SC asserts its right to review constitutional amendments


Qaiser Zulfiqar May 24, 2010

ISLAMABAD: The Supreme Court has asserted its right to review constitutional amendments at the first hearing of the 15 petitions challenging some provisions of the newly crafted eighteenth amendment.

Reprimanding the government for not having submitted its reply to the court notices, the apex court adjourned the hearing till May 31. And in the case regarding the review petitions filed by the government challenging the National Reconciliation Ordinance (NRO), the court has given the government’s counsel Kamal Azfar till June 7 to study the relevant Swiss laws. The 17-member larger bench presided over by Chief Justice Iftikhar Muhammad Chaudhry comprised Justices Javed Iqbal, Shakirullah Jan, Tassaduq Hussain Jilani, Nasirul Mulk, Raja Fayyaz Ahmed, Muhammad Sair Ali, Mahmood Akhtar Shahid Siddiqui, Jawwad S. Khwaja, Anwar Zaheer Jamali, Khilji Arif Hussain, Rehmat Hussain Jafferi, Tariq Pervez, Mian Saqib Nisar, Asif Saeed Khan Khosa, Ghulam Rabbani and Khalilur Rehman Ramday.

The counsel for the first petitioner Nadeem Ahmad sought the court’s permission to argue some initial points but the chief justice did not grant him leave. Addressing senior lawyer Akram Sheikh, Chaudhry remarked that the government should furnish its reply first, as the rules specify that the accused has to submit a rejoinder on a court notice. “How we can proceed when, despite the issuance of notices to the federation, the rejoinder to the points submitted in the petition has not been submitted?” asked Chaudhry. “It appears from the government’s attitude that they are not serious in this regard.” One of the federation counsels Dr Abdul Basit argued that petitions challenging the 18th amendment are futile because the constitution says amendments made by the parliament can’t be challenged in the Supreme Court.
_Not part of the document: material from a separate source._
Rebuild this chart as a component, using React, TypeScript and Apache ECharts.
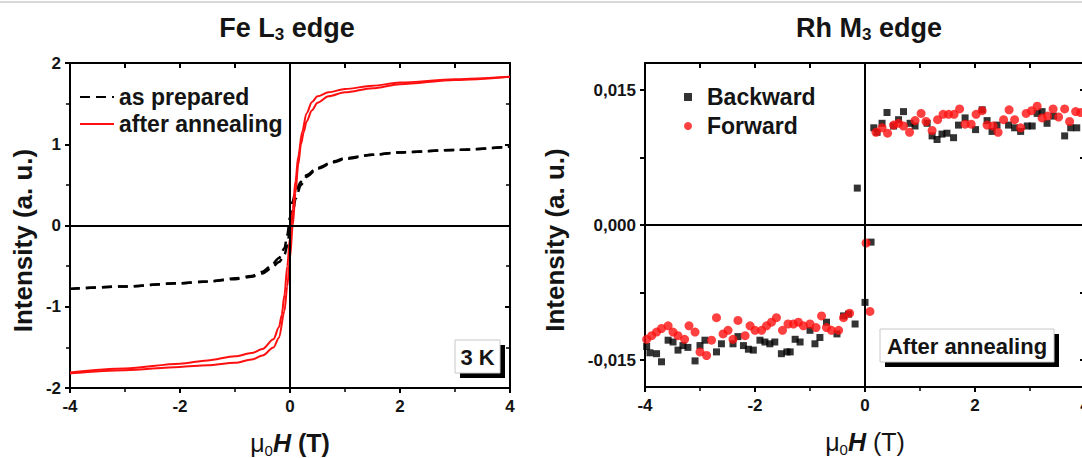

Therefore, he argued, these petitions should be disposed off. But the bench did not buy this line of reasoning. “The right of the higher judiciary to review still stands,” said Chaudhry. “However, the federation has yet to furnish their reply therefore no action can be taken.” Meanwhile, attorney general Maulvi Anwarul Haq insisted that legislation is the prerogative of the parliament and asked the bench for time to debate the finer points. However, Chaudhry said the federation could submit the record of the meetings of the parliamentary committee for constitutional reforms as well as the record of the debate in both the houses on the 18th amendment. “Don’t consider this an order of the court; this is only to assist the court,” he said. Meanwhile, Habib Wahabul Khairi objected to the Haq’s appearing on behalf of the federation since, Khairi argued, Haq was a PCO judge and therefore not entitled to be appointed Attorney General of Pakistan.

However, Chaudhry said the issue would be dealt with later and, at the request of AG, adjourned the case till May 31. The same bench was also hearing the case regarding the National Reconciliation Ordinance (NRO) verdict, which has taken a surprising new twist. The federation’s counsel Raja Abdul Ghafoor has now asked for permission to withdraw the government’s review petition. All the judges were taken aback by the new move, which is widely being viewed as a stalling strategy on part of the government. Ghafoor’s argument was that the first review petition against the NRO verdict was filed by Masood Chishti, which was subsequently returned by the registrar’s office.

The registrar had then said that only lawyers arguing a case were entitled to file review petitions. Subsequently, the government got its lawyer Kamal Azfar to file another review petition. Now Ghafoor has filed an appeal, expressing the desire to withdraw the earlier review petition. At this, Chaudhry warned Ghafoor of severe consequences. “You should review your appeal and get new directions from your client,” admonished Chaudhry. “We have constituted a larger bench in light of these review petitions. If we return your petition, it could create more problems for you,” the CJ observed. Initially, even Azfar’s appeal was returned with objections.

When he took to the rostrum, Azfar informed the bench that he had changed the objectionable sentences in his plea. “We will also hear those objections because you also filed an appeal against those objections, which have been fixed for hearing before the larger bench,” remarked Chaudhry. Pleading that he needed time to study Swiss laws, Azfar asked the court for two weeks’ time, a request Chaudhry shot down before adjourning the hearing till June 7. Meanwhile, a five-member bench headed by Mulk will continue hearing today the non-implementation of the SC’s NRO verdict case. Law minister Babar Awan is to present the government’s justification for not having written to the Swiss officials for reopening cases against President Asif Zardari.

Published in the Express Tribune, May 25th, 2010.